O Sr. Ataíde Soares dos Santos e o líder da Comunidade Sr. Mário Castro dos Santos ajudaram-nos a carregar as tralhas e nos instalaram na Casa de Recreação. A esposa do Líder comunitário, Sr.ª Antônia Rosa Pires dos Santos, permitiu que o Marçal preparasse a refeição na sua cozinha. Tomei meu banho, almocei e permaneci na barraca lançando os dados no computador e tratando da perna direita que vinha me incomodando há mais de dois dias.
03.02.2013 – Comunidade Goiabal – Carauari
Partimos por volta das sete horas já que a jornada era bem mais curta neste último dia. Passamos pelo Arrombado do Euré que certamente em menos de uma década deverá alterar novamente o seu curso. Ele deverá romper o bloqueio em um pequeno estreito ([3]) diminuindo ainda mais a distância até Carauari.
Chegamos depois do meio-dia a um Lago muito assoreado que já foi um dia o leito principal do Juruá e avançamos lentamente até a bela Cidade. Sem o auxílio da correnteza do Rio nossa velocidade que antes girava em torno dos 13 km/h, passou para 7,7 km/h. Em Caruari ([4]), depois de remar por 63 km, novamente fomos socorridos pelos amigos da Polícia Militar liderados pelo 1° Tenente Alain que providenciou para que ficássemos instalados no confortável Hotel Medeiros e realizássemos as refeições no Restaurante Bom Gosto.

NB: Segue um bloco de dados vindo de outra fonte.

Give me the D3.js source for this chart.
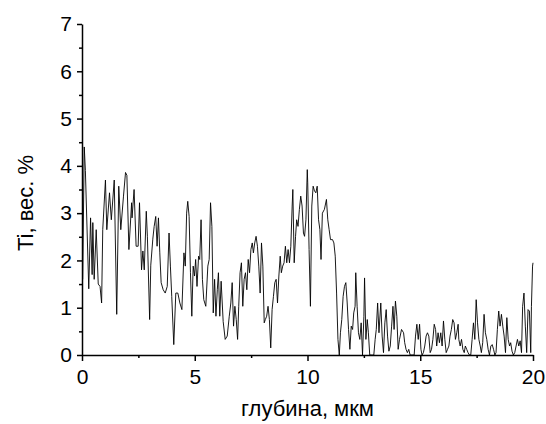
<!DOCTYPE html>
<html>
<head>
<meta charset="utf-8">
<title>Ti profile</title>
<style>
  body { margin: 0; background: #fff; }
  svg { display: block; font-family: Arial, "Liberation Sans", sans-serif; }
  .axis path, .axis line { stroke: #000; stroke-width: 1.5; }
  .axis text { font-size: 21px; fill: #000; font-family: Arial, "Liberation Sans", sans-serif; }
  .label { font-size: 22px; fill: #000; text-anchor: middle; }
</style>
</head>
<body>
<svg width="546" height="424"></svg>
<script src="https://d3js.org/d3.v7.min.js"></script>
<script>
// depth, um
var depth = [
  0.03, 0.1, 0.15, 0.3, 0.38, 0.45, 0.48, 0.54, 0.63, 0.72, 0.8, 0.87, 0.92, 1.04, 1.1, 1.22, 1.3, 1.43, 1.54, 1.63,
  1.72, 1.84, 1.93, 1.99, 2.08, 2.2, 2.22, 2.31, 2.4, 2.49, 2.55, 2.64, 2.7, 2.76, 2.85, 2.9, 3.0, 3.05, 3.14, 3.2,
  3.27, 3.33, 3.39, 3.45, 3.51, 3.6, 3.69, 3.78, 3.86, 3.92, 3.98, 4.07, 4.16, 4.25, 4.34, 4.43, 4.52, 4.58, 4.64, 4.69,
  4.75, 4.81, 4.87, 4.93, 4.99, 5.04, 5.1, 5.17, 5.22, 5.28, 5.34, 5.4, 5.49, 5.58, 5.64, 5.7, 5.76, 5.82, 5.88, 5.94,
  6.0, 6.05, 6.11, 6.17, 6.26, 6.35, 6.44, 6.53,
  6.6, 6.66, 6.72, 6.78, 6.84, 6.9, 6.95, 7.01, 7.07, 7.13, 7.19, 7.25, 7.31, 7.37, 7.43, 7.49, 7.55, 7.6, 7.66, 7.72,
  7.78, 7.84, 7.9, 7.96, 8.02, 8.08, 8.13, 8.19, 8.25, 8.31, 8.37, 8.43, 8.49, 8.55, 8.61, 8.67, 8.73, 8.79, 8.84, 8.9,
  8.96, 9.02, 9.08, 9.14, 9.2, 9.26, 9.32, 9.35, 9.41, 9.47, 9.52, 9.58, 9.64, 9.7, 9.76, 9.82, 9.87,
  9.93, 9.99, 10.01, 10.07, 10.13, 10.19, 10.25, 10.31, 10.37, 10.43, 10.49, 10.55, 10.6, 10.66, 10.75, 10.84, 10.9, 10.96, 11.02, 11.11,
  11.17, 11.23, 11.29, 11.35, 11.41, 11.46, 11.52, 11.58, 11.64, 11.7, 11.76, 11.82, 11.88, 11.94, 12.0, 12.05, 12.11, 12.14, 12.2, 12.26,
  12.32, 12.38, 12.44, 12.5, 12.53, 12.59, 12.65, 12.7, 12.76, 12.82, 12.88, 12.94, 13.0, 13.05, 13.11, 13.17,
  13.25, 13.31, 13.37, 13.43, 13.49, 13.55, 13.61, 13.67, 13.73, 13.79, 13.84, 13.9, 13.96, 14.02, 14.08, 14.17, 14.26, 14.31, 14.37, 14.43,
  14.49, 14.55, 14.73, 14.79, 14.85, 14.91, 14.97, 15.03, 15.08, 15.14, 15.2, 15.26, 15.32, 15.38, 15.44, 15.5, 15.56, 15.62, 15.68, 15.73,
  15.79, 15.85, 15.91, 15.97, 16.03, 16.09, 16.15, 16.21, 16.27, 16.32, 16.38, 16.44, 16.5, 16.56, 16.62, 16.68,
  16.71, 16.77, 16.83, 16.89, 16.95, 17.0, 17.06, 17.12, 17.18, 17.24, 17.3, 17.36, 17.42, 17.48, 17.54, 17.6, 17.66, 17.71, 17.77, 17.83,
  17.89, 17.95, 18.01, 18.07, 18.13, 18.19, 18.25, 18.31, 18.36, 18.42, 18.48, 18.54, 18.6, 18.66, 18.72, 18.78, 18.84, 18.9, 18.96, 19.01,
  19.07, 19.13, 19.19, 19.25, 19.31, 19.37, 19.43, 19.49, 19.54, 19.6, 19.66, 19.72, 19.78, 19.84, 19.9, 19.93, 19.98, 20.0
];

// Ti, wt. %
var ti = [
  1.6, 4.4, 3.9, 1.4, 2.9, 1.7, 2.8, 1.6, 2.65, 1.5, 1.45, 1.1, 2.65, 3.7, 2.65, 3.43, 2.86, 3.7, 0.86, 3.57,
  2.65, 3.36, 3.86, 3.8, 2.23, 3.22, 2.9, 3.5, 2.3, 2.3, 3.22, 1.8, 2.2, 1.8, 3.04, 2.5, 0.75, 1.9, 2.45, 2.72,
  2.93, 2.3, 2.9, 2.16, 1.53, 1.38, 1.31, 1.45, 2.58, 1.88, 1.24, 0.22, 1.31, 1.31, 1.1, 0.96, 2.16, 1.88, 3.0, 3.25,
  2.93, 1.74, 0.82, 1.88, 1.67, 2.02, 1.45, 2.09, 2.02, 2.86, 1.6, 1.17, 1.03, 1.88, 2.02, 3.22, 2.72, 0.89, 1.6, 0.82,
  1.38, 1.74, 0.82, 1.56, 0.71, 0.33, 0.4, 0.82,
  1.1, 1.53, 0.61, 1.03, 0.75, 0.33, 1.03, 1.74, 1.95, 1.03, 1.6, 1.74, 1.38, 2.02, 1.74, 2.23, 2.37, 2.16, 2.37, 2.51,
  2.3, 1.88, 1.31, 2.37, 1.88, 0.68, 0.75, 0.82, 1.03, 0.75, 0.15, 0.96, 1.24, 1.53, 1.6, 1.1, 1.67, 2.09, 1.74, 1.88,
  1.95, 2.3, 1.95, 2.23, 1.95, 2.3, 3.15, 3.5, 1.95, 2.51, 2.86, 2.72, 3.08, 3.36, 3.15, 2.58, 2.51,
  2.86, 3.92, 3.64, 2.23, 1.03, 3.15, 3.57, 3.47, 3.43, 3.57, 2.86, 2.65, 2.02, 3.0, 3.08, 3.29, 2.86, 2.65, 2.44, 2.44,
  2.37, 2.09, 1.31, 0.33, 0, 0.47, 0.75, 1.24, 1.45, 1.53, 1.1, 0.54, 0.12, 0.61, 0.54, 0.89, 1.03, 1.74, 1.03, 0.47,
  0.33, 0.68, 0, 0.82, 1.63, 0.33, 0.75, 0.47, 0, 0, 0, 0, 0.33, 0.54, 1.1, 0.47,
  1.1, 0.4, 0.05, 0.68, 0.96, 0.4, 0.08, 0.19, 0.61, 1.03, 0.54, 1.14, 0.82, 0.12, 0.33, 0.54, 0.47, 0.26, 0.12, 0.05,
  0.12, 0, 0, 0.4, 0.65, 0.33, 0.65, 0.12, 0, 0.05, 0.19, 0.4, 0.47, 0.4, 0.05, 0.12, 0.33, 0.65, 0.54, 0.19,
  0.47, 0.26, 0.47, 0.19, 0.72, 0.33, 0.05, 0.12, 0.19, 0.4, 0.54, 0.75, 0.68, 0.33, 0.47, 0.65,
  0.33, 0.19, 0.33, 0.12, 0.05, 0.19, 0.12, 0.05, 0, 0, 0.33, 0.68, 0.33, 1.17, 0.68, 0.33, 0.19, 0.05, 0.26, 0.86,
  0.47, 0.33, 0.12, 0, 0.19, 0.22, 0.12, 0, 0.05, 0.54, 0.93, 0.61, 0.86, 0.61, 0.4, 0.05, 0.79, 0.33, 0.19, 0.26,
  0.08, 0, 0.05, 0.19, 0.33, 0.19, 0.3, 0.05, 1.03, 1.31, 0.61, 0.05, 0.96, 0.93, 0.05, 1.03, 1.88, 1.95
];

var xTicks = [0, 5, 10, 15, 20];
var xMinor = [2.5, 7.5, 12.5, 17.5];
var yTicks = [0, 1, 2, 3, 4, 5, 6, 7];
var yMinor = [0.5, 1.5, 2.5, 3.5, 4.5, 5.5, 6.5];

var svg = d3.select("svg"),
  plot = {left: 82, right: 533, top: 24, bottom: 355};

var x = d3.scaleLinear().domain([0, 20]).range([plot.left, plot.right]);
var y = d3.scaleLinear().domain([0, 7]).range([plot.bottom, plot.top]);

var data = depth.map(function (d, i) { return [d, ti[i]]; });

// minor ticks first, then the main axes over them
svg.append("g")
  .attr("class", "axis")
  .attr("transform", "translate(0," + plot.bottom + ")")
  .call(d3.axisBottom(x).tickValues(xMinor).tickSize(3).tickFormat(""))
  .call(function (g) { g.select(".domain").remove(); });

svg.append("g")
  .attr("class", "axis")
  .attr("transform", "translate(" + plot.left + ",0)")
  .call(d3.axisLeft(y).tickValues(yMinor).tickSize(3).tickFormat(""))
  .call(function (g) { g.select(".domain").remove(); });

svg.append("g")
  .attr("class", "axis")
  .attr("transform", "translate(0," + plot.bottom + ")")
  .call(d3.axisBottom(x).tickValues(xTicks).tickSize(6).tickSizeOuter(0).tickPadding(8).tickFormat(d3.format("d")));

svg.append("g")
  .attr("class", "axis")
  .attr("transform", "translate(" + plot.left + ",0)")
  .call(d3.axisLeft(y).tickValues(yTicks).tickSize(5).tickSizeOuter(0).tickPadding(5).tickFormat(d3.format("d")));

svg.append("path")
  .datum(data)
  .attr("fill", "none")
  .attr("stroke", "#000")
  .attr("stroke-width", 0.9)
  .attr("d", d3.line()
    .x(function (d) { return x(d[0]); })
    .y(function (d) { return y(d[1]); }));

svg.append("text")
  .attr("class", "label")
  .attr("x", (plot.left + plot.right) / 2)
  .attr("y", 416)
  .text("глубина, мкм");

svg.append("text")
  .attr("class", "label")
  .attr("transform", "translate(33,203) rotate(-90)")
  .text("Ti, вес. %");
</script>
</body>
</html>
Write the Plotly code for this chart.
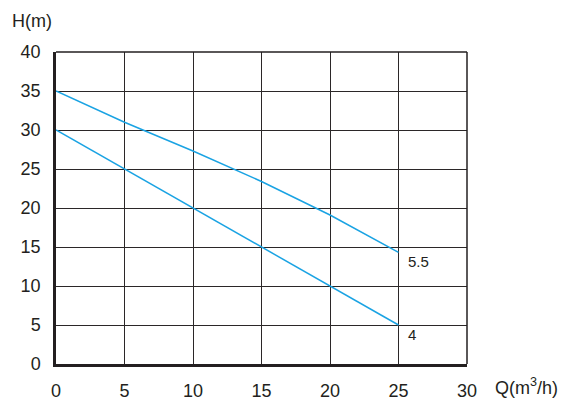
import plotly.graph_objects as go

# Data
q_values = [0, 5, 10, 15, 20, 25]
head_55 = [35, 31, 27.3, 23.4, 19.1, 14.3]
head_4 = [30, 25, 20, 15, 10, 5]
curve_labels = ["5.5", "4"]
x_ticks = [0, 5, 10, 15, 20, 25, 30]
y_ticks = [0, 5, 10, 15, 20, 25, 30, 35, 40]

LINE_COLOR = "#1aa3e3"
FONT = "Liberation Sans, Arial, sans-serif"

fig = go.Figure()
for heads, name in [(head_55, curve_labels[0]), (head_4, curve_labels[1])]:
    fig.add_trace(go.Scatter(x=q_values, y=heads, mode="lines", name=name,
                             line=dict(color=LINE_COLOR, width=1.5),
                             showlegend=False, hoverinfo="x+y"))
    fig.add_annotation(x=q_values[-1], y=heads[-1], text=name, showarrow=False,
                       xanchor="left", yanchor="middle", xshift=7, yshift=-9,
                       font=dict(family=FONT, size=15, color="#231f20"))

axis_common = dict(showgrid=True, gridcolor="#2b2728", gridwidth=1.3,
                   zeroline=False, showline=True, linecolor="#231f20", linewidth=2.5,
                   ticks="outside", ticklen=9, tickcolor="rgba(0,0,0,0)",
                   tickfont=dict(family=FONT, size=18, color="#231f20"),
                   fixedrange=True)

fig.update_xaxes(range=[0, 30], tickvals=x_ticks, ticktext=[str(v) for v in x_ticks], **axis_common)
fig.update_yaxes(range=[0, 40], tickvals=y_ticks, ticktext=[str(v) for v in y_ticks], **axis_common)

# top and right frame lines
fig.add_shape(type="line", xref="paper", yref="paper", x0=0, x1=1, y0=1, y1=1,
              line=dict(color="#231f20", width=1.5))
fig.add_shape(type="line", xref="paper", yref="paper", x0=1, x1=1, y0=0, y1=1,
              line=dict(color="#231f20", width=1.5))

fig.add_annotation(xref="paper", yref="paper", x=-0.113, y=1.1, text="H(m)",
                   showarrow=False, xanchor="left", yanchor="middle",
                   font=dict(family=FONT, size=18, color="#231f20"))
fig.add_annotation(xref="paper", yref="paper", x=1.064, y=-0.073, text="Q(m<sup>3</sup>/h)",
                   showarrow=False, xanchor="left", yanchor="middle",
                   font=dict(family=FONT, size=18, color="#231f20"))

fig.update_layout(width=568, height=413, margin=dict(l=56, r=101, t=52, b=46),
                  plot_bgcolor="white", paper_bgcolor="white",
                  font=dict(family=FONT, color="#231f20"))

fig.write_html("out.html", config={"displayModeBar": False},
               post_script="document.body.style.margin='0';document.body.style.overflow='hidden';")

O acesso à internet, por sua vez, só foi possível graças à boa vontade da Fernanda Camilo Ferreira, Agente de Pesquisas e Mapeamento do IBGE.
²Total Parcial: Itamarati ‒ Caruari = 531,0 km
²Total Geral: Foz do Breu ‒ Caruari = 2.308,5 km
Por Hiram Reis e Silva (*), Bagé, 12.03.2021 – um Canoeiro eternamente em busca da Terceira Margem.
(*) Hiram Reis e Silva é Canoeiro, Coronel de Engenharia, Analista de Sistemas, Professor, Palestrante, Historiador, Escritor e Colunista;
- Campeão do II Circuito de Canoagem do Mato Grosso do Sul (1989)
- Ex-Professor do Colégio Militar de Porto Alegre (CMPA);
- Ex-Pesquisador do Departamento de Educação e Cultura do Exército (DECEx);
- Ex-Presidente do Instituto dos Docentes do Magistério Militar – RS (IDMM – RS);
- Ex-Membro do 4° Grupamento de Engenharia do Comando Militar do Sul (CMS)
- Presidente da Sociedade de Amigos da Amazônia Brasileira (SAMBRAS);
- Membro da Academia de História Militar Terrestre do Brasil – RS (AHIMTB – RS);
- Membro do Instituto de História e Tradições do Rio Grande do Sul (IHTRGS – RS);
- Membro da Academia de Letras do Estado de Rondônia (ACLER – RO)
- Membro da Academia Vilhenense de Letras (AVL – RO);
- Comendador da Academia Maçônica de Letras do Rio Grande do Sul (AMLERS)
- Colaborador Emérito da Associação dos Diplomados da Escola Superior de Guerra (ADESG).
- Colaborador Emérito da Liga de Defesa Nacional (LDN).
- E-mail: [email protected].
[1] Comunidade da Boca do Preguiça: 05°18’21,0” S / 67°13’02,9” O.
[2] Comunidade Goiabal: 05°04’54,2” S / 67°01’45,1” O.
[3] Estreito: 05°04’04,8” S / 66°52’39,2” O.
[4] Caruari: 04°52’49,0” S / 66°53’47,2” O.